The project, due to get under way next year, was the theme of a sharp broadside by Busek's predecessor as head of the 'stability pact' for south-east Europe, Bodo Hombach.

Shortly after stepping down from his post in January, Hombach singled out the delay in reopening the Danube to navigation as one of the worst failures of putting pledges into action.

Although all 15 member states agreed in February 2000 to clear the Danube of wreckage caused during NATO's bombardment of Serbia a year previously, it was late 2001 before the first reopening of a shipping channel in the river. Relations between Hombach and External Relations Commissioner Chris Patten were extremely strained during his two-year stint as stability pact head, with Hombach accusing the Commission of 'openly trying to hinder' his work.

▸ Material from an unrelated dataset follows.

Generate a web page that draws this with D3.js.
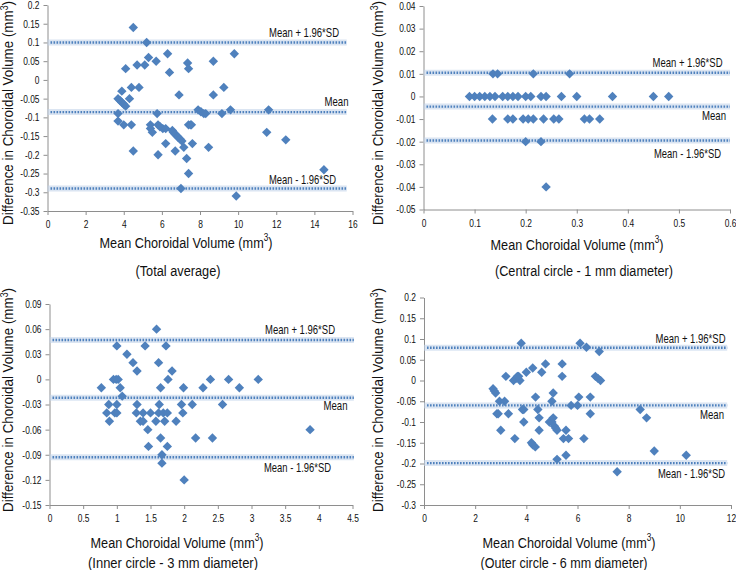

Busek is eager to avoid the same problems. Speaking ahead of this week's meeting of EU foreign ministers, he said his relations with Patten and enlargement chief Günter Verheugen are 'at their best'.

He could 'live with' a US decision to trim its contribution to the Balkans by €686 million this year, he added.

But he hopes to travel to Washington shortly with Michael Steiner, the UN administrator in Kosovo, to lobby for continued American support for the region.

  • Danish officer Sven Christian Frederiksen has been appointed head of the European police mission in Bosnia. He will be in charge of the 500-strong team due to be sent to the Balkan state, when the mandate of the UN-led international police task force in Bosnia runs out at the end of this year. A member of his country's security forces since 1971, Frederiksen was named as the UN's police commissioner in Kosovo in 1999.

A controversial bridge over the Danube could be built considerably faster than is currently planned, according to the EU's chief representative in the Balkans, Erhard Busek.